| The problem |
Retype verbatim only the lines below, starting at the one that contains "Recreate this image" and ending at the one that contains "const yAxisTop = 5.28;". Pictures are excluded from the copy.

| The records |
----------------

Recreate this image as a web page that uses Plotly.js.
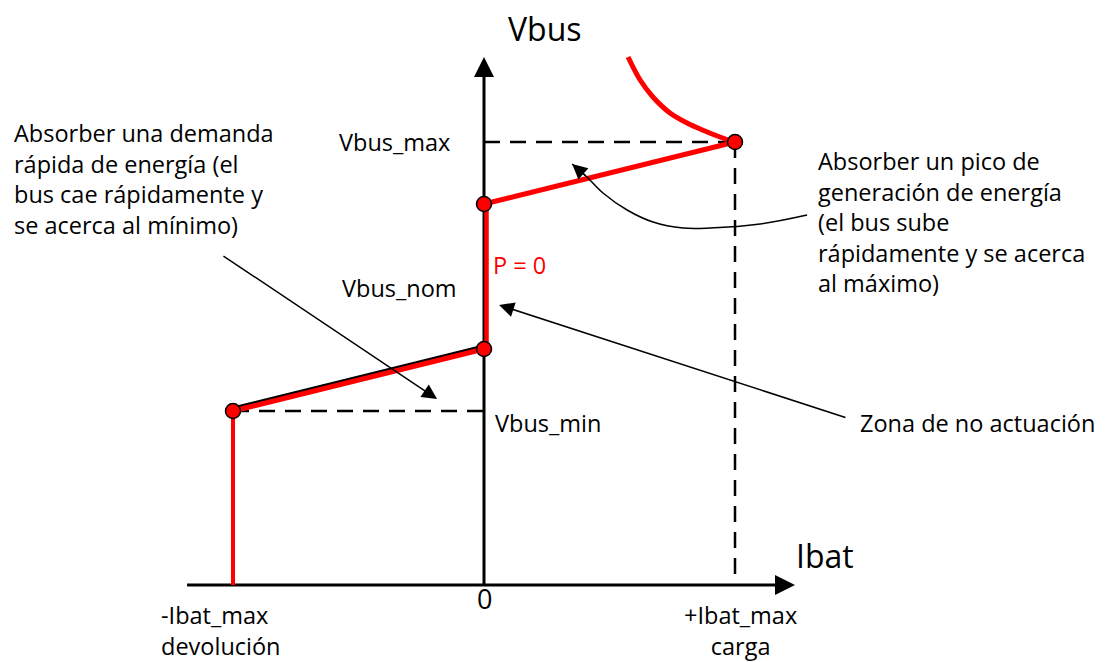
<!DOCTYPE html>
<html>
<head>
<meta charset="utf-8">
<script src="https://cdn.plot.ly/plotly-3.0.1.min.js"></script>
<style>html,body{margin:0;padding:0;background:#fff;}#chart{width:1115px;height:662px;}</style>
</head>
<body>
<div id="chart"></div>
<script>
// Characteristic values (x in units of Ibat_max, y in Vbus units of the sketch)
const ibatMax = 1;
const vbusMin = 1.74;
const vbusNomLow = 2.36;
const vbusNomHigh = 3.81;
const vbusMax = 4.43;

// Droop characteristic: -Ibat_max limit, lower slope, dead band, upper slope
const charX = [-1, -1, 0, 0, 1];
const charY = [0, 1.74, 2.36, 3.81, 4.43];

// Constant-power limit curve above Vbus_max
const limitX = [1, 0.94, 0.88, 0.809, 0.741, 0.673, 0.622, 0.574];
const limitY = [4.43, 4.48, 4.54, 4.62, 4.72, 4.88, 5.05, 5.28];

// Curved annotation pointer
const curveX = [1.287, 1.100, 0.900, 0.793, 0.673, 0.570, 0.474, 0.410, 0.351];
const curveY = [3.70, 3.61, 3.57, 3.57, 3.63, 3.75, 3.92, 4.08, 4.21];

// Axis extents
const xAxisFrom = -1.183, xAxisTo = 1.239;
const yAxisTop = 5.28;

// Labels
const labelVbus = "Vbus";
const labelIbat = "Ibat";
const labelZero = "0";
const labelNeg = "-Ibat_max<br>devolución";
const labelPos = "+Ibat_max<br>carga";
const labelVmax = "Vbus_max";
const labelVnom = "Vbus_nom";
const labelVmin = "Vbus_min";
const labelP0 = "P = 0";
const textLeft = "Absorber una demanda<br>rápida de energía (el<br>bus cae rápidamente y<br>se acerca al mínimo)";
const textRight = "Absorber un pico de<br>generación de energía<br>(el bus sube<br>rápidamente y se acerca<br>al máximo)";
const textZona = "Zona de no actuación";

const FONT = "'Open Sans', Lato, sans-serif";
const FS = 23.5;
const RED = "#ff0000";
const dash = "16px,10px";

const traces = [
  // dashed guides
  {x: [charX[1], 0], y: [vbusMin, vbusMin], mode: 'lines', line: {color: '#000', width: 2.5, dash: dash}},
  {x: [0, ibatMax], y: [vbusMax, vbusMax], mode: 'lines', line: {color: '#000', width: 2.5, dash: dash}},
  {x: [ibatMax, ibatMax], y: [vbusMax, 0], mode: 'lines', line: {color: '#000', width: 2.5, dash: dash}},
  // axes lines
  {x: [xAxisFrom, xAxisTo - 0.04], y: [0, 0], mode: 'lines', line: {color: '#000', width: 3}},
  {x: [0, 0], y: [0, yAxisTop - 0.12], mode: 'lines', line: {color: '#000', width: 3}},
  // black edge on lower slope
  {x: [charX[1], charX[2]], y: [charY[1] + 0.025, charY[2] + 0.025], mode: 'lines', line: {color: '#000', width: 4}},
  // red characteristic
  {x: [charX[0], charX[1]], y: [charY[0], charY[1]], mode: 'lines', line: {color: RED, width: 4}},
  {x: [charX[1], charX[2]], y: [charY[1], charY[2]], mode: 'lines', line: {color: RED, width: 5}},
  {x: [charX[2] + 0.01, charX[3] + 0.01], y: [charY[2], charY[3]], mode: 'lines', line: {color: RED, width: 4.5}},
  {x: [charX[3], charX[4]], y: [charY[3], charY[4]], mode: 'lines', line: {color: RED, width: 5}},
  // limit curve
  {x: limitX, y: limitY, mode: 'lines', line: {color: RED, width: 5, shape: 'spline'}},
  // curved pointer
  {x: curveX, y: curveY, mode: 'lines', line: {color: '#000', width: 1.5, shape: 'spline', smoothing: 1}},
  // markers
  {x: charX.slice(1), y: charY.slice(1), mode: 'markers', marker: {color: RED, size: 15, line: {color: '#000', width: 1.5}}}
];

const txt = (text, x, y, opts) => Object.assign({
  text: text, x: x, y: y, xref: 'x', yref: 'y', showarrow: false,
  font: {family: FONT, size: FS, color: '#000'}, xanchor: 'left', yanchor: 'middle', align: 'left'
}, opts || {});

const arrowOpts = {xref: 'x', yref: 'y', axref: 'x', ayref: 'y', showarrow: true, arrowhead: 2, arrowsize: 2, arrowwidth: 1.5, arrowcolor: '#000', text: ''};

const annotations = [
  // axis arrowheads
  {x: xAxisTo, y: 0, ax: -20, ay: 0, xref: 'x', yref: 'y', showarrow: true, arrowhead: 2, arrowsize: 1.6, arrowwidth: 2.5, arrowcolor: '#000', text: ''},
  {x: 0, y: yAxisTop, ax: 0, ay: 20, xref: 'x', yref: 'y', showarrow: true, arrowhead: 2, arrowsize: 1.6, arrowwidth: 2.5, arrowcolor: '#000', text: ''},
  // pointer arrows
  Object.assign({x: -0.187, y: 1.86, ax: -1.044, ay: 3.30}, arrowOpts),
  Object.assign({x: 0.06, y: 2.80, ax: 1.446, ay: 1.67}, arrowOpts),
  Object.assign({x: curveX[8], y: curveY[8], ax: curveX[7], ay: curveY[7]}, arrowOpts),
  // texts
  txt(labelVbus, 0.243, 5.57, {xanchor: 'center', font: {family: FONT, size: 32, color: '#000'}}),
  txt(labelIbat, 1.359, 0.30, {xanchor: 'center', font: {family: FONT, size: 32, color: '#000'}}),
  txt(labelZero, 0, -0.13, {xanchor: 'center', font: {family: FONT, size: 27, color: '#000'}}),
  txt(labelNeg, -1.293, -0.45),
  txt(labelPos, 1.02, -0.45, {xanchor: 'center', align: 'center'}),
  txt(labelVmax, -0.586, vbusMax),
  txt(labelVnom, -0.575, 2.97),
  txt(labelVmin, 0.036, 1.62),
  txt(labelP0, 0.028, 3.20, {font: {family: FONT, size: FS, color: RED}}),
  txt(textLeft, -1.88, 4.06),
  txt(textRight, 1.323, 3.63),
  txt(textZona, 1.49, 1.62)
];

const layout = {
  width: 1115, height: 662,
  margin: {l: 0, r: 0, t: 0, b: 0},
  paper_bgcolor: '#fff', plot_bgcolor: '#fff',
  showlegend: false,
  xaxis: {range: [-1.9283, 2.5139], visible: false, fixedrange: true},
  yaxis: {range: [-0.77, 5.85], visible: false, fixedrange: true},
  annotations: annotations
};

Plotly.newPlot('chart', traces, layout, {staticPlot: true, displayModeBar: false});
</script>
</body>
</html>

----------------

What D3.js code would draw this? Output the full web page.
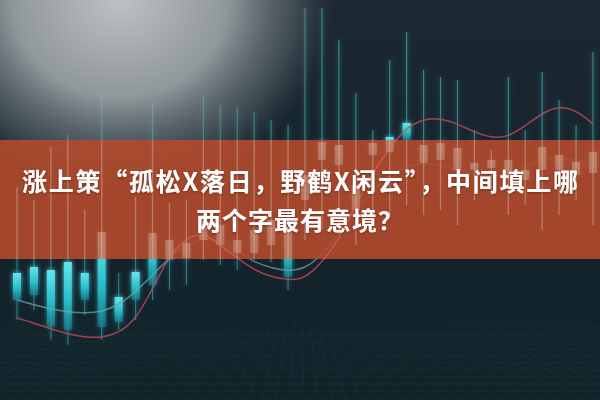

----------------

| Exercise output |
Recreate this image as a web page that uses Plotly.js.
<!DOCTYPE html>
<html>
<head>
<meta charset="utf-8">
<script src="https://cdn.plot.ly/plotly-3.0.1.min.js"></script>
<style>html,body{margin:0;padding:0;background:#fff;}#chart{width:1115px;height:662px;}</style>
</head>
<body>
<div id="chart"></div>
<script>
// Characteristic values (x in units of Ibat_max, y in Vbus units of the sketch)
const ibatMax = 1;
const vbusMin = 1.74;
const vbusNomLow = 2.36;
const vbusNomHigh = 3.81;
const vbusMax = 4.43;

// Droop characteristic: -Ibat_max limit, lower slope, dead band, upper slope
const charX = [-1, -1, 0, 0, 1];
const charY = [0, 1.74, 2.36, 3.81, 4.43];

// Constant-power limit curve above Vbus_max
const limitX = [1, 0.94, 0.88, 0.809, 0.741, 0.673, 0.622, 0.574];
const limitY = [4.43, 4.48, 4.54, 4.62, 4.72, 4.88, 5.05, 5.28];

// Curved annotation pointer
const curveX = [1.287, 1.100, 0.900, 0.793, 0.673, 0.570, 0.474, 0.410, 0.351];
const curveY = [3.70, 3.61, 3.57, 3.57, 3.63, 3.75, 3.92, 4.08, 4.21];

// Axis extents
const xAxisFrom = -1.183, xAxisTo = 1.239;
const yAxisTop = 5.28;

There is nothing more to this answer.